As for audio options, we’re provided with the original English mono track presented in the DTS-HD MA codec for the Theatrical Version. The source seems to be in great condition with no damage or sibilance to note throughout, plus the dialogue and score are balanced very well here. The Preview Version, on the other hand, is presented with two audio options: London preview soundtrack (no narration) or California preview soundtrack (fully narrated). Which one you choose comes down to a matter of preference, although the unnarrated version is certainly the better choice to watch the ending montage with first. Those audio tracks are bit on the thinner side of fidelity in the montage sequence, but the encode handles it all remarkably well. For a film that’s missing sound elements, the VS team has done a great job at making everything sound as good as possible.

Special Features


Unsurprisingly, Vinegar Syndrome has also packed this release with some wonderful newly produced supplements, including two brand-new making-of docs that dive deep into Phase IV’s inception and production history. The huge get in this release, at least to me, is the deleted shots and sequences, plus the raw footage from the original ending montage sequence. The deleted shots and sequences are just short sections that are incomplete or damaged and couldn’t be incorporated into the Preview Version. As for the raw footage of the montage sequence, here you get over 16 minutes of alternate takes and variants sourced from elements provided by the Academy. For the sci-fi nerd in us all, these alternate takes and variants are essential, as they’re filled with the kind of optical composites and abstract artistry that Bass was unrivaled in. Another huge kudos to VS for offering a great balance between talking-head making-of featurettes and footage that has been recently unearthed.

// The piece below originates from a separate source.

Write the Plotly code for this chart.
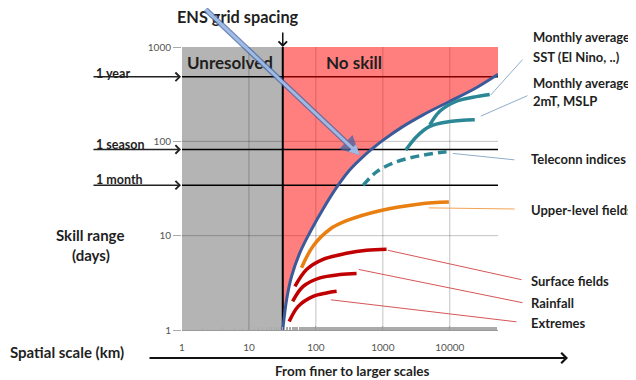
import numpy as np
import plotly.graph_objects as go

# ---------------- data ----------------
ens_grid_km = 32
x_max_km = 52500
y_max_days = 1000

boundary_km = [32, 36.5, 43.4, 57.7, 81.3, 128, 204, 322, 508, 760, 1010, 2010, 3990, 10000, 22300, 52500]
boundary_days = [1, 2.09, 3.72, 6.61, 10.8, 19.2, 32.5, 50, 69, 88, 103, 144, 191, 266, 354, 515]

sst_km = [5030, 7090, 12600, 22300, 39500]
sst_days = [149, 208, 266, 293, 313]
mslp_km = [2200, 3180, 5030, 10000, 23600]
mslp_days = [80.7, 112, 144, 162, 169]
tele_km = [508, 805, 1600, 3570, 8930]
tele_days = [34.1, 47.5, 60.6, 70.3, 77.6]
upper_km = [61, 91, 162, 287, 902, 3570, 9700]
upper_days = [4.57, 7.78, 11.7, 14.4, 18.4, 21.7, 22.7]
surface_km = [48.6, 72.6, 128, 287, 571, 1135]
surface_days = [2.90, 4.38, 5.61, 6.50, 7.0, 7.17]
rain_km = [44.9, 64.6, 115, 228, 405]
rain_days = [2.01, 2.90, 3.57, 3.87, 3.97]
extreme_km = [39.9, 54.4, 91, 144, 204]
extreme_days = [1.23, 1.78, 2.27, 2.47, 2.57]

ref_labels = ["1 year", "1 season", "1 month"]
ref_days = [483, 82, 34.3]

grid_km = [10, 100, 1000, 10000]
grid_days = [10, 100]
x_tick_vals = [1, 10, 100, 1000, 10000]
x_tick_text = ["1", "10", "100", "1000", "10000"]
y_tick_vals = [1, 10, 100, 1000]
y_tick_text = ["1", "10", "100", "1000"]

# leader-line anchor points on the curves (km, days)
leader_labels = ["sst", "mslp", "tele", "upper", "surface", "rain", "extreme"]
leader_km = [40900, 29000, 11100, 4860, 1190, 438, 167]
leader_days = [310, 185, 74.4, 19.7, 7.0, 4.38, 2.09]

arrow_tip_km, arrow_tip_days = 454, 71.3

# ---------------- layout geometry ----------------
# the page body has an 8px margin; positions below are given in page pixels
OFF = 8
W, H = 636 - OFF, 380 - OFF
L, T = 182 - OFF, 47 - OFF
PW, PH = 316, 283
R, B = W - L - PW, H - T - PH
XR = [0, np.log10(x_max_km)]
YR = [0, np.log10(y_max_days)]


def xpx(km):
    return OFF + L + PW * (np.log10(km) - XR[0]) / (XR[1] - XR[0])


def ypx(d):
    return OFF + T + PH * (1 - (np.log10(d) - YR[0]) / (YR[1] - YR[0]))


def xp(px):
    return (px - OFF - L) / PW


def yp(py):
    return (OFF + T + PH - py) / PH


FONT = "Lato, 'Open Sans', sans-serif"
TXT = "#1f1f1f"
TEAL = "#2b8796"
ORANGE = "#e97f10"
RED = "#c00000"
BLUE = "#3b5a9a"
GRID = "rgba(0,0,0,0.24)"

fig = go.Figure()

# 1-year line sits under the pink area
fig.add_trace(go.Scatter(x=[1, x_max_km], y=[ref_days[0]] * 2, mode="lines",
                         line=dict(color="black", width=1.5), hoverinfo="skip"))

# pink "No skill" area
fig.add_trace(go.Scatter(
    x=boundary_km + [x_max_km, ens_grid_km],
    y=boundary_days + [y_max_days, y_max_days],
    mode="lines", fill="toself", fillcolor="rgba(255,0,0,0.5)",
    line=dict(width=0), hoverinfo="skip"))

# season / month lines
for d in ref_days[1:]:
    fig.add_trace(go.Scatter(x=[1, x_max_km], y=[d, d], mode="lines",
                             line=dict(color="black", width=1.5), hoverinfo="skip"))

# ENS grid spacing vertical line
fig.add_trace(go.Scatter(x=[ens_grid_km, ens_grid_km], y=[1, y_max_days], mode="lines",
                         line=dict(color="black", width=2), hoverinfo="skip"))

# boundary curve
fig.add_trace(go.Scatter(x=boundary_km, y=boundary_days, mode="lines",
                         line=dict(color=BLUE, width=3, shape="spline"), hoverinfo="skip"))

curves = [
    (sst_km, sst_days, TEAL, None),
    (mslp_km, mslp_days, TEAL, None),
    (tele_km, tele_days, TEAL, "9px,5px"),
    (upper_km, upper_days, ORANGE, None),
    (surface_km, surface_days, RED, None),
    (rain_km, rain_days, RED, None),
    (extreme_km, extreme_days, RED, None),
]
for xs, ys, c, dash in curves:
    fig.add_trace(go.Scatter(x=xs, y=ys, mode="lines",
                             line=dict(color=c, width=3.5, shape="spline", dash=dash),
                             hoverinfo="skip"))

shapes = [dict(type="rect", xref="x", yref="y", x0=1, x1=ens_grid_km, y0=1, y1=y_max_days,
               fillcolor="#b4b4b4", line=dict(width=0), layer="below")]
for g in grid_km:
    shapes.append(dict(type="line", xref="x", yref="y", x0=g, x1=g, y0=1, y1=y_max_days,
                       line=dict(color=GRID, width=1), layer="below"))
for g in grid_days:
    shapes.append(dict(type="line", xref="x", yref="y", x0=1, x1=x_max_km, y0=g, y1=g,
                       line=dict(color=GRID, width=1), layer="below"))

ann = []


def label(text, px, py, size=13, anchor="left", bold=True, color=TXT):
    if anchor == "left":
        px -= 2
    ann.append(dict(text=("<b>%s</b>" % text) if bold else text, xref="paper", yref="paper",
                    x=xp(px), y=yp(py), xanchor=anchor, yanchor="middle", showarrow=False,
                    font=dict(family=FONT, size=size, color=color)))


label("ENS grid spacing", 238, 17, size=16.3, anchor="center")
label("Unresolved", 187, 63, size=17)
label("No skill", 326, 63, size=17)
label("Monthly average", 533, 37)
label("SST (El Nino, ..)", 533, 57)
label("Monthly average", 533, 83)
label("2mT, MSLP", 533, 101)
label("Teleconn indices", 531, 159)
label("Upper-level fields", 531, 210)
label("Surface fields", 531, 281)
label("Rainfall", 531, 303)
label("Extremes", 531, 323)
label("Skill range", 90, 235, size=15, anchor="center")
label("(days)", 91, 255, size=15, anchor="center")
label("Spatial scale (km)", 10, 352, size=15)
label("From finer to larger scales", 352, 371, size=13.5, anchor="center")

# reference-line labels and arrows
ref_text_y = [73, 144, 179]
for lab, d, ty in zip(ref_labels, ref_days, ref_text_y):
    label(lab, 96, ty, size=12.5)
    ann.append(dict(text="", xref="paper", yref="y", x=xp(181), y=np.log10(d),
                    ax=92 - 181, ay=0, axref="pixel", ayref="pixel", showarrow=True,
                    arrowhead=4, arrowsize=1.1, arrowwidth=1.5, arrowcolor="#222"))

# ENS grid spacing arrow
ann.append(dict(text="", xref="x", yref="paper", x=np.log10(ens_grid_km), y=1.0,
                ax=0, ay=-16, axref="pixel", ayref="pixel", showarrow=True,
                arrowhead=4, arrowsize=1.1, arrowwidth=1.5, arrowcolor="#111"))

# bottom scale arrow
ann.append(dict(text="", xref="paper", yref="paper", x=xp(568), y=yp(358),
                ax=148 - 568, ay=0, axref="pixel", ayref="pixel", showarrow=True,
                arrowhead=4, arrowsize=1.0, arrowwidth=2, arrowcolor="#111"))

# leader lines
leader_tails = [(524, 58), (529, 95), (516, 160), (516, 209), (523, 280), (524, 303), (518, 322)]
leader_colors = ["#8fadcc", "#8fadcc", "#8fadcc", "#f2a455", "#d65656", "#d65656", "#d65656"]
for km, d, (tx, ty), c in zip(leader_km, leader_days, leader_tails, leader_colors):
    ann.append(dict(text="", xref="x", yref="y", x=np.log10(km), y=np.log10(d),
                    ax=tx - xpx(km), ay=ty - ypx(d), axref="pixel", ayref="pixel",
                    showarrow=True, arrowhead=0, arrowwidth=1, arrowcolor=c))

# big blue arrow
for wdt, col in [(5.5, "rgba(70,100,165,0.75)"), (3, "rgba(165,195,235,0.9)")]:
    ann.append(dict(text="", xref="x", yref="y", x=np.log10(arrow_tip_km), y=np.log10(arrow_tip_days),
                    ax=204 - xpx(arrow_tip_km), ay=-3 - ypx(arrow_tip_days),
                    axref="pixel", ayref="pixel", showarrow=True,
                    arrowhead=2, arrowsize=0.7, arrowwidth=wdt, arrowcolor=col))

fig.update_layout(
    width=W, height=H, margin=dict(l=L, r=R, t=T, b=B),
    paper_bgcolor="white", plot_bgcolor="white", showlegend=False,
    hovermode=False, shapes=shapes, annotations=ann,
    xaxis=dict(type="log", range=XR, showgrid=False, zeroline=False,
               tickvals=x_tick_vals, ticktext=x_tick_text, ticks="inside", ticklen=4,
               tickcolor="#999", showline=True, linecolor="#9a9a9a", linewidth=1,
               minor=dict(ticks="inside", ticklen=3, tickcolor="#aaa", showgrid=False),
               ticklabelstandoff=8,
               tickfont=dict(family=FONT, size=10, color="#555")),
    yaxis=dict(type="log", range=YR, showgrid=False, zeroline=False,
               tickvals=y_tick_vals, ticktext=y_tick_text, ticks="outside", ticklen=8,
               tickcolor="#aaa", showline=False,
               tickfont=dict(family=FONT, size=10, color="#555")),
)

fig.write_html("out.html")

Worth noting as well is the terrific booklet essay by Sean Savage, Senior Film Archivist at the Academy. Sean’s intimate knowledge of the versions of Phase IV in addition to the materials left from the Preview Version makes this essay an essential read. You won’t find a better, more technical essay on the film’s many issues and legacy. 

4K UHD Disc 

  • Commentary track with film historian Matthew Asprey Gear

Blu-ray Disc One (Theatrical Version)

  • Commentary track with film historian Matthew Asprey Gear

Blu-ray Disc Three (Preview Version) 

  • Preview Version With or Without Narration (HD 1:29:09)
  • “Evolutions: The Making of Phase IV” – New making-of doc by Elijah Drenner featuring interviews with original cast and crew (HD 47:46)
  • "Formicidae Sinfonia: The Music and Sounds of Phase IV” – Featurette with composer Brian Gascoigne and electronic music artist David Vorhaus (HD 14:51)
  • Deleted shots and sequences (HD 1:59)
  • Raw footage from Saul Bass’ original ending montage sequence (HD 16:34)
  • Theatrical trailer (HD 2:46)
  • Still gallery (HD 1:31)

After Phase IV, man will be no more. Vinegar Syndrome brings Saul Bass’ classic work of sci-fi, Phase IV, home to 4K Ultra HD with an absolutely stacked three-disc release that presents multiple versions of the film from brand-new restorations. What’s more, the supplements package is filled with insights from original cast and crew, plus industry experts with deep knowledge of the film’s legacy. Don’t just crawl like an ant, run to pick up this Must-Own release.